I read this paper https://arxiv.org/pdf/1502.03167v3.pdf and could understand the BN algorithm applied on a data but in the end they mentioned that a slight modification is required when applied to CNN:
For convolutional layers, we additionally want the normalization to obey the convolutional property – so that different elements of the same feature map, at different locations, are normalized in the same way. To achieve this, we jointly normalize all the activations in a mini- batch, over all locations. In Alg. 1, we let B be the set of all values in a feature map across both the elements of a mini-batch and spatial locations – so for a mini-batch of size m and feature maps of size p × q, we use the effec- tive mini-batch of size m′ = |B| = m · pq. We learn a pair of parameters γ(k) and β(k) per feature map, rather than per activation. Alg. 2 is modified similarly, so that during inference the BN transform applies the same linear transformation to each activation in a given feature map.
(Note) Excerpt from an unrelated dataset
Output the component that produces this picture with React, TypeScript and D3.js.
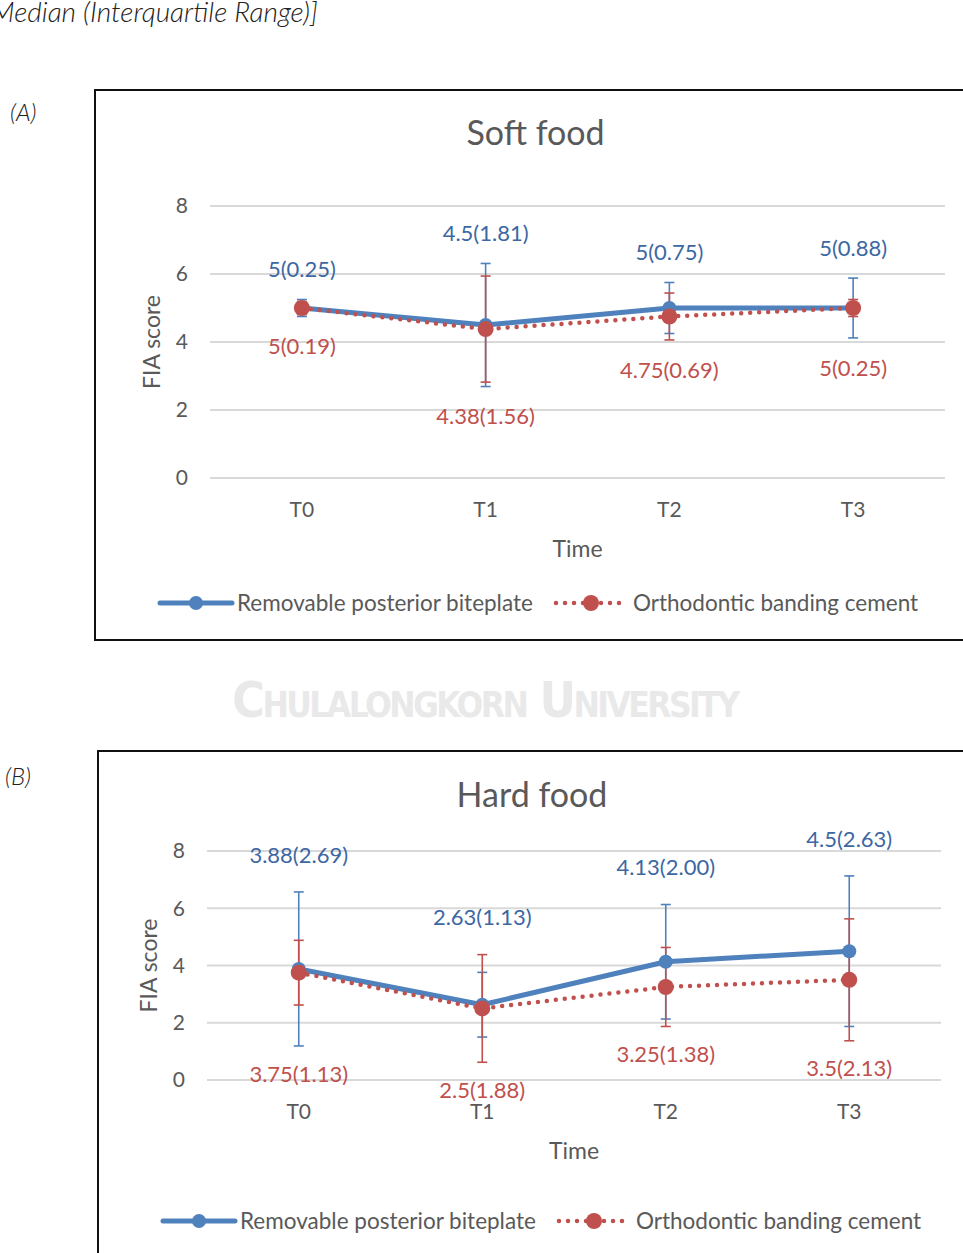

I am total confused when they say "so that different elements of the same feature map, at different locations, are normalized in the same way"
I know what feature maps mean and different elements are the weights in every feature map. But I could not understand what location or spatial location means.
I could not understand the below sentence at all "In Alg. 1, we let B be the set of all values in a feature map across both the elements of a mini-batch and spatial locations"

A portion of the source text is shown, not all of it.